One small boy becomes very attached to a long, snake-like dragon. When someone else covets it, it looks though there might be a fight but soon it has become a towrope for pulling the other all round the foyer. The giant sweets are used to build towers until they topple over. One little girl is attempting handstands; another ignores the “proper” playthings and puts a mesh basket that held toys over her head and rolls around inside it.
One confrontation has briefly led to tears but these tots seem to be having such a good time they hardly need the show. Soon, however, they go through into the theatre where benches for adults and floor cushions for the children are ranged in front of another floorscape with hills and bridges, mounds and slopes.
Planeta KA is a softly cushioned, invented environment, strange but not unfriendly, but there is darkness beyond and behind these strange hills and meadows and some tots are a little wary, but soon they are settled.
Music, a change of lighting and, from the darkness behind the cave-pierced “mountains”, a head pops up, disappears, then the rest of a young woman crawls into sight. It is dancer Charlene Low (who alternates performances in London with Esther Huss), a solitary explorer who sets out to investigate this new world.
To liquid music and in gently colour-changing lighting, she spins over the mountain ridges, slides down their slopes. Advancing on hands and knees, she reaches out and touches. Back on her feet, she bends and twists, stretches a leg and tests a texture with her toe.

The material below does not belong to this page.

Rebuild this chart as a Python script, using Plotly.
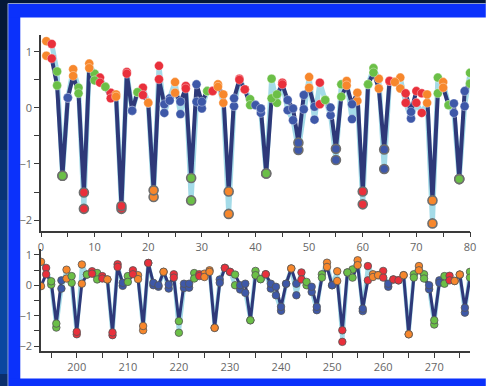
import plotly.graph_objects as go

# ---------------- data ----------------
top_x = list(range(1, 81))
top_cat = list("ORGGBOGROG" "RGRORRBGRO" "ORBBOBRGBB" "GROOOBRRGB" "BGGGRBBBBO"
               "BRGBBGOBOR" "GGOBROORBR" "ROOGOGBGBG")
top_dark = [0.93, 0.88, 0.40, -1.21, 0.18, 0.57, 0.26, -1.51, 0.71, 0.49,
            0.45, 0.375, 0.17, 0.20, -1.75, 0.61, -0.05, 0.28, 0.23, 0.09,
            -1.47, 0.51, 0.065, 0.13, 0.27, 0.11, 0.345, -1.25, 0.42, 0.11,
            0.30, 0.30, 0.375, 0.24, -1.49, 0.17, 0.50, 0.33, 0.05, 0.05,
            -0.01, -1.17, 0.17, 0.24, 0.42, 0.14, -0.01, -0.62, 0.23, 0.36,
            0.02, 0.065, 0.14, 0.005, -0.73, 0.20, 0.40, 0.065, 0.27, -1.49,
            0.42, 0.63, 0.345, -0.74, 0.48, 0.46, 0.345, 0.26, -0.07, 0.30,
            0.26, 0.24, -1.65, 0.26, 0.36, 0.05, 0.08, -1.27, 0.30, 0.435]
top_light = [1.19, 1.14, 0.65, -1.21, 0.18, 0.69, 0.36, -1.80, 0.79, 0.61,
             0.54, 0.375, 0.27, 0.24, -1.80, 0.64, -0.05, 0.28, 0.36, 0.09,
             -1.59, 0.75, -0.09, 0.17, 0.46, -0.11, 0.39, -1.65, 0.11, -0.01,
             0.30, 0.30, 0.42, 0.09, -1.89, 0.03, 0.52, 0.33, 0.155, 0.05,
             -0.09, -1.17, 0.52, 0.09, 0.45, -0.04, -0.22, -0.75, -0.025, 0.55,
             -0.21, 0.45, 0.14, -0.13, -0.93, 0.42, 0.48, -0.20, 0.125, -1.72,
             0.42, 0.71, 0.52, -1.09, 0.48, 0.46, 0.54, 0.09, -0.19, 0.09,
             -0.09, 0.09, -2.06, 0.54, 0.46, 0.05, -0.09, -1.27, 0.03, 0.625]

bot_x = list(range(193, 278))
bot_cat = list("ORGGBOGROG" "RGRORRBGRO" "ORBBOBRGBB" "GROOOBRRGB" "BGGGRBBBBO"
               "BRGBBGOBOR" "GGOBROORBR" "ROOGOGBGBG" "ROOBG")
bot_dark = [-0.03, 0.36, 0.13, -1.26, 0.16, 0.22, 0.30, -1.53, 0.05, 0.35,
            0.38, 0.19, 0.22, 0.19, -1.55, 0.60, 0.08, 0.11, 0.36, 0.20,
            -1.34, 0.73, 0.08, 0.0, 0.44, 0.02, 0.25, -1.18, 0.05, 0.05,
            0.22, 0.30, 0.27, 0.44, -1.40, 0.08, 0.57, 0.44, 0.35, 0.0,
            0.05, -1.15, 0.33, 0.20, 0.36, 0.05, -0.05, -0.71, 0.05, 0.55,
            0.05, 0.19, 0.11, -0.05, -0.71, 0.25, 0.60, 0.0, 0.14, -1.48,
            0.42, 0.25, 0.66, -0.77, 0.16, 0.27, 0.33, 0.25, 0.05, 0.19,
            0.16, 0.33, -1.61, 0.25, 0.49, 0.22, 0.0, -1.15, 0.08, 0.05,
            0.16, 0.14, 0.35, -0.74, 0.25]
bot_light = [0.77, 0.57, 0.02, -1.39, -0.11, 0.51, 0.08, -1.61, 0.68, 0.35,
             0.46, 0.40, 0.30, 0.19, -1.64, 0.69, -0.02, 0.30, 0.49, 0.33,
             -1.48, 0.73, 0.0, -0.05, 0.44, -0.11, 0.36, -1.56, -0.09, -0.08,
             0.40, 0.36, 0.38, 0.49, -1.40, 0.19, 0.57, 0.44, 0.0, -0.14,
             -0.25, -1.15, 0.47, 0.20, 0.36, -0.11, -0.33, -0.84, 0.05, 0.55,
             -0.33, 0.42, 0.0, -0.22, -0.82, 0.36, 0.74, 0.0, 0.46, -1.86,
             0.42, 0.52, 0.82, -0.85, 0.63, 0.36, 0.33, 0.47, -0.05, 0.19,
             0.16, 0.33, -1.61, 0.36, 0.63, 0.36, -0.13, -1.29, 0.16, 0.30,
             0.31, 0.14, 0.35, -0.90, 0.44]

# ---------------- styling ----------------
CAT_COLORS = {"O": "#f7872c", "R": "#e9303b", "G": "#6bbf47", "B": "#3e58a8"}
DARK = "#2e3979"
LIGHT = "#a4dbe8"
FRAME_BLUE = "#0b31fb"

W, H = 488, 386
ML, MR, MT, MB = 41, 12, 35, 35
PW, PH = W - ML - MR, H - MT - MB


def pxx(x):
    return (x - ML) / PW


def pxy(y):
    return (H - MB - y) / PH


def rect(x0, y0, x1, y1, color, line=None):
    return dict(type="rect", xref="paper", yref="paper", x0=pxx(x0), x1=pxx(x1),
                y0=pxy(y1), y1=pxy(y0), fillcolor=color,
                line=line or dict(width=0), layer="below")


fig = go.Figure()


def add_panel(xs, cats, dark, light, xa, ya, msize, lw_dark, lw_light, top):
    cols = [CAT_COLORS[c] for c in cats]
    fig.add_trace(go.Scatter(x=xs, y=light, mode="lines", xaxis=xa, yaxis=ya,
                             line=dict(color=LIGHT, width=lw_light), hoverinfo="skip"))
    fig.add_trace(go.Scatter(x=xs, y=dark, mode="lines", xaxis=xa, yaxis=ya,
                             line=dict(color=DARK, width=lw_dark), hoverinfo="skip"))
    for vals in (light, dark):
        if top:
            lc = ["#6e6e6e" if v < -0.5 else "rgba(255,255,255,0.6)" for v in vals]
            lwid = [1.6 if v < -0.5 else 0.6 for v in vals]
        else:
            lc = ["#555555"] * len(vals)
            lwid = [0.8] * len(vals)
        fig.add_trace(go.Scatter(x=xs, y=vals, mode="markers", xaxis=xa, yaxis=ya,
                                 marker=dict(color=cols, size=msize,
                                             line=dict(color=lc, width=lwid))))


add_panel(top_x, top_cat, top_dark, top_light, "x", "y", 9, 4, 5, True)
add_panel(bot_x, bot_cat, bot_dark, bot_light, "x2", "y2", 7.5, 3, 4, False)

axis_common = dict(showgrid=False, zeroline=False, showline=True, linecolor="#3a3a3a",
                   linewidth=1.5, ticks="outside", ticklen=5, tickwidth=1.2,
                   tickcolor="#3a3a3a", tickfont=dict(family="Open Sans", size=11, color="#666"))

shapes = []
# dark page strips (left gradient and top)
bands = [(0, 50, "#041838"), (50, 100, "#05214d"), (100, 150, "#072a62"),
         (150, 200, "#083476"), (200, 250, "#0a3d8a"), (250, 300, "#0b4498"),
         (300, 374, "#0b47a0"), (374, 390, "#0a2f6c")]
for y0, y1, c in bands:
    shapes.append(rect(-2, y0, 8, y1, c))
shapes.append(rect(-2, -2, W + 4, 3.5, "#041838"))
# blue frame: left, top, bottom bands
shapes.append(rect(7.5, 3.5, 20, H + 4, FRAME_BLUE))
shapes.append(rect(7.5, 3.5, W + 4, 17.5, FRAME_BLUE))
shapes.append(rect(7.5, 378.5, W + 4, H + 4, FRAME_BLUE))
# light border on the frame edges
shapes.append(dict(type="line", xref="paper", yref="paper", x0=pxx(7.5), x1=pxx(7.5),
                   y0=pxy(H + 4), y1=pxy(3.5), line=dict(color="#8fa0c8", width=1), layer="below"))
shapes.append(dict(type="line", xref="paper", yref="paper", x0=pxx(7.5), x1=pxx(W + 4),
                   y0=pxy(3.5), y1=pxy(3.5), line=dict(color="#8fa0c8", width=1), layer="below"))

fig.update_layout(
    width=W, height=H, autosize=False,
    margin=dict(l=ML, r=MR, t=MT, b=MB),
    paper_bgcolor="white", plot_bgcolor="rgba(0,0,0,0)",
    showlegend=False, hovermode=False,
    shapes=shapes,
    xaxis=dict(axis_common, domain=[0, 1], range=[0, 80], dtick=10, tick0=0,
               minor=dict(dtick=5, ticks="outside", ticklen=5, tickcolor="#3a3a3a"), anchor="y"),
    yaxis=dict(axis_common, domain=[pxy(230.7), 1], range=[-2.19, 1.30], dtick=1, tick0=0,
               minor=dict(dtick=0.5, ticks="outside", ticklen=5, tickcolor="#3a3a3a"), anchor="x"),
    xaxis2=dict(axis_common, domain=[0, 1], range=[193, 277], dtick=10, tick0=200,
                minor=dict(dtick=5, ticks="outside", ticklen=5, tickcolor="#3a3a3a"), anchor="y2"),
    yaxis2=dict(axis_common, domain=[0, pxy(249)], range=[-2.16, 1.19], dtick=1, tick0=0,
                minor=dict(dtick=0.5, ticks="outside", ticklen=5, tickcolor="#3a3a3a"), anchor="x2"),
)

fig.write_html(
    "out.html",
    config={"displayModeBar": False},
    post_script="document.body.style.margin='0';document.body.style.overflow='hidden';",
)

She’s finding places to crawl into, discovering secret places: somewhere to hide. Here becomes bouncy, there you can slide down; these are places to climb over, hillsides to jump off with soft places to cushion your landing, then: gosh, this bit seems wobbly.
Wind sounds and a change of tempo have her wiggling her feet, leaping and then everything fades to darkness.
When the lights come back up, Charlene re-enters, this time her moves more lyrical. There is still a sense of textures but she is dancing. It is a simple, flowing choreography that grows from natural movement—no classical positions or street dance. When she gently comes to a stop, close to the audience, the lights come up a little on them and she gestures for them to join her. She has demonstrated Planeta KA’s safety, revealed ways of exploring it, ways to have fun—and now it is their turn.
Some are there in a flash, some a little more timid, some mothers go with them (at this time on a week day it seems all the dads are working). Those most confident outside the theatre aren’t now always the boldest. There is careful climbing as confidence builds, experimental bouncing.
The sliding slopes are very popular; one boy plays king of the castle, another invites a stranger into a cave and mother closes them into a darkness that has some tiny light inside so it's not too scary. Charlene is there to offer encouragement, assistance or conversation if they are adventuring away from mom or auntie.
This isn’t a play; it is a play space, a sensory game space, made up of craters and caves and miniature mountains. Does it work as an introduction to theatre for such young children? It certainly offers a disciplined opening of watching performance and then offers a positive involvement—but on invitation. I don’t think this will lead to tots climbing all over our stages!
Theatre isn’t just about watching plays. For young people, especially, it is about stretching the imagination, opening up to ideas, exploring in every sense and a community sharing experience. Planeta KA, a collaboration between Spanish and British companies, does all those things. It stimulates inquiry and investigation—and it’s fun.
Watching a dozen or so youngsters enjoying themselves makes it clear this is a special experience. It is on offer in the morning and early afternoon—not at usual show times and the whole experience within the theatre last under an hour, not too long for the youngest and long enough to give the three-year-olds some satisfaction and leave them not bored but wanting more. The pre-show foyer play can start as soon as they get there.
Planeta KA is performed in the morning and early afternoon. There are no evening performances.